Issue (i): Whether interest on borrowings used to acquire shares remained deductible under section 57(iii) after the shares had gone out of the assessee-HUF's hands on partial partition.
Analysis: Deduction under section 57(iii) is available only for expenditure laid out or expended for the purpose of making or earning income, and the existence of the relevant source of income at the time of incurring the expenditure is material. The shares acquired from the borrowed funds had been specifically allotted away in partial partition, leaving no possibility of dividend income from those shares in the assessee-HUF's hands. The remaining dividend-bearing shares could not justify allowance of interest attributable to borrowings used for shares no longer held by the assessee-HUF.

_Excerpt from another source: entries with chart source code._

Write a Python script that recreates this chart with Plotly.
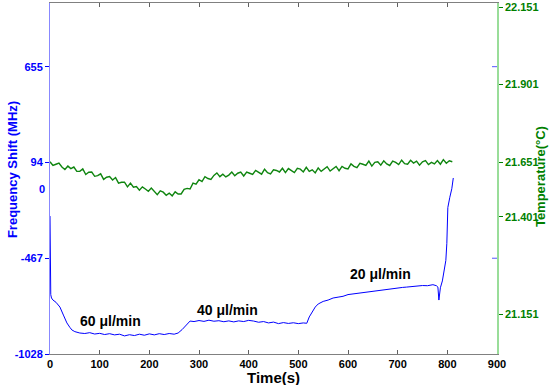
import plotly.graph_objects as go

# ---- data ----
blue_t = [0, 0.5, 1.5, 3, 6, 12, 20, 27, 34, 40, 44, 50, 60, 70, 80, 90, 100, 110, 120, 130,
          140, 150, 160, 170, 180, 190, 200, 210, 220, 230, 240, 250, 258, 266, 275, 282, 290,
          300, 310, 320, 330, 340, 350, 360, 370, 380, 390, 400, 410, 420, 430, 440, 450, 460,
          470, 480, 490, 500, 510, 517, 522, 528, 534, 540, 550, 560, 570, 580, 590, 600, 610,
          620, 630, 640, 650, 660, 670, 680, 690, 700, 710, 718, 730, 740, 750, 760, 771, 778,
          781, 783, 786, 790, 794, 797, 799, 800, 801, 805, 809, 812]
blue_v = [-220, -450, -680, -700, -712, -725, -753, -800, -846, -872, -887, -897, -905, -908,
          -903, -911, -907, -914, -909, -916, -912, -922, -915, -920, -912, -918, -910, -916,
          -909, -914, -908, -912, -905, -885, -858, -835, -838, -832, -837, -830, -836, -833,
          -839, -834, -840, -834, -838, -831, -835, -842, -838, -846, -841, -850, -844, -849,
          -845, -850, -846, -848, -811, -780, -753, -735, -720, -712, -700, -695, -690, -680,
          -676, -670, -667, -662, -659, -656, -652, -648, -645, -642, -638, -636, -632, -629,
          -627, -628, -622, -628, -636, -712, -640, -600, -540, -480, -380, -230, -170, -110,
          -60, 3]

temp_t = [i * 6 for i in range(136)]
temp_v = [21.652, 21.640, 21.644, 21.648, 21.635, 21.627, 21.638, 21.630, 21.635, 21.621,
          21.621, 21.629, 21.611, 21.618, 21.619, 21.605, 21.607, 21.613, 21.595, 21.602,
          21.604, 21.593, 21.601, 21.583, 21.586, 21.586, 21.571, 21.583, 21.570, 21.572,
          21.560, 21.571, 21.564, 21.557, 21.567, 21.555, 21.546, 21.558, 21.554, 21.544,
          21.551, 21.542, 21.555, 21.548, 21.548, 21.563, 21.566, 21.564, 21.583, 21.580,
          21.594, 21.588, 21.604, 21.598, 21.595, 21.608, 21.616, 21.604, 21.612, 21.603,
          21.609, 21.619, 21.607, 21.615, 21.619, 21.606, 21.619, 21.615, 21.611, 21.624,
          21.618, 21.612, 21.628, 21.617, 21.613, 21.626, 21.624, 21.619, 21.631, 21.617,
          21.630, 21.623, 21.617, 21.631, 21.628, 21.619, 21.634, 21.621, 21.626, 21.616,
          21.632, 21.621, 21.629, 21.636, 21.622, 21.629, 21.637, 21.623, 21.637, 21.631,
          21.629, 21.645, 21.637, 21.633, 21.647, 21.644, 21.640, 21.654, 21.638, 21.650,
          21.652, 21.641, 21.655, 21.645, 21.640, 21.654, 21.650, 21.643, 21.657, 21.646,
          21.644, 21.657, 21.648, 21.654, 21.641, 21.652, 21.656, 21.643, 21.650, 21.645,
          21.656, 21.644, 21.659, 21.647, 21.655, 21.652]

left_tickvals = [655, 94, -467, -1028]
left_ticktext = ["655", "94", "-467", "-1028"]
right_tickvals = [22.151, 21.901, 21.651, 21.474, 21.161]
right_ticktext = ["22.151", "21.901", "21.651", "21.401", "21.151"]

labels_text = ["60 μl/min", "40 μl/min", "20 μl/min"]
labels_t = [121, 358, 665]
labels_v = [-835, -770, -559]

BLUE = "#0000ff"
GREEN = "#008000"
FONT = "Liberation Sans"

fig = go.Figure()
fig.add_trace(go.Scatter(x=temp_t, y=temp_v, mode="lines", yaxis="y2",
                         line=dict(color="#0f850f", width=1.4), showlegend=False))
fig.add_trace(go.Scatter(x=blue_t, y=blue_v, mode="lines", yaxis="y",
                         line=dict(color=BLUE, width=1), showlegend=False))

for txt, t, v in zip(labels_text, labels_t, labels_v):
    fig.add_annotation(x=t, y=v, xref="x", yref="y", text=txt, showarrow=False,
                       font=dict(family=FONT, size=14, color="black", weight="bold"))

fig.add_annotation(x=0, y=-62, xref="paper", yref="y", text="0", showarrow=False,
                   xanchor="right", xshift=-3,
                   font=dict(family=FONT, size=11, color=BLUE, weight="bold"))

# axis titles
fig.add_annotation(x=0.5, y=-0.066, xref="paper", yref="paper", text="Time(s)",
                   showarrow=False, yanchor="middle",
                   font=dict(family=FONT, size=15, color="black", weight="bold"))
fig.add_annotation(x=-38 / 447, y=0.524, xref="paper", yref="paper",
                   text="Frequency Shift (MHz)", textangle=-90, showarrow=False,
                   xanchor="center", yanchor="middle",
                   font=dict(family=FONT, size=13, color=BLUE, weight="bold"))
fig.add_annotation(x=(540 - 50) / 447, y=0.504, xref="paper", yref="paper",
                   text="Temperature(°C)", textangle=-90, showarrow=False,
                   xanchor="center", yanchor="middle",
                   font=dict(family=FONT, size=13, color=GREEN, weight="bold"))

for v in [655, -467]:
    fig.add_shape(type="line", xref="paper", yref="y", x0=1, x1=1 - 5 / 447, y0=v, y1=v,
                  line=dict(color="#5555ff", width=1))

fig.update_layout(
    width=550, height=385,
    margin=dict(l=50, r=53, t=3, b=31, autoexpand=False),
    paper_bgcolor="white", plot_bgcolor="white",
    xaxis=dict(range=[0, 900], dtick=100, tick0=0, ticks="inside", ticklen=4,
               showline=True, linecolor="#808080", linewidth=1, mirror="ticks",
               tickcolor="#606060", showgrid=False, zeroline=False, automargin=False,
               tickfont=dict(family=FONT, size=11, color="black", weight="bold")),
    yaxis=dict(range=[-1028, 1028], tickvals=left_tickvals, ticktext=left_ticktext,
               ticks="outside", ticklen=4, tickcolor=BLUE, showline=True,
               linecolor="#8888ff", linewidth=1, showgrid=False, zeroline=False,
               automargin=False,
               tickfont=dict(family=FONT, size=11, color=BLUE, weight="bold")),
    yaxis2=dict(range=[21.032, 22.164], overlaying="y", side="right",
                tickvals=right_tickvals, ticktext=right_ticktext,
                ticks="outside", ticklen=4, tickcolor=GREEN, showline=True,
                linecolor="#99dd99", linewidth=1.5, showgrid=False, zeroline=False,
                automargin=False,
                tickfont=dict(family=FONT, size=11, color=GREEN, weight="bold")),
)

fig.write_html("out.html", config={"displayModeBar": False},
               post_script="document.body.style.margin='0';document.body.style.padding='0';")
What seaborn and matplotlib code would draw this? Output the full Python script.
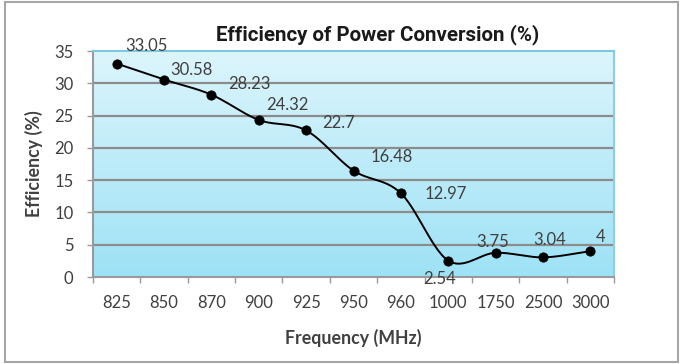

Conclusion: The interest relatable to the borrowings used for the 1,350 partitioned shares was not deductible, and the revenue succeeded on this issue.
Issue (ii): Whether the amount of interest disallowed by the Assessing Officer was excessive and the disallowance required reduction.
Analysis: The actual interest paid by the assessee on the relevant borrowing account was lower than the figure adopted by the Assessing Officer. The disallowance had also to be restricted by excluding the interest attributable to the small portion of borrowing connected with the 8 shares retained by the assessee-HUF. On that basis, the allowable deficit in the interest account had to be recomputed.
Conclusion: The disallowance was excessive to the extent indicated, and the assessee succeeded in part on the cross-objection.
Final Conclusion: The assessee was not entitled to interest deduction on borrowings relatable to shares that had ceased to belong to it, but the quantum of disallowance was required to be recomputed on the basis of the actual borrowing and the limited portion attributable to the shares still retained.
Ratio Decidendi: For deduction under section 57(iii), the expenditure must be incurred for earning income from a source that exists in the assessee's hands when the expenditure is laid out, and interest on borrowings cannot be allowed for assets that have ceased to form part of the assessee's income-producing holding.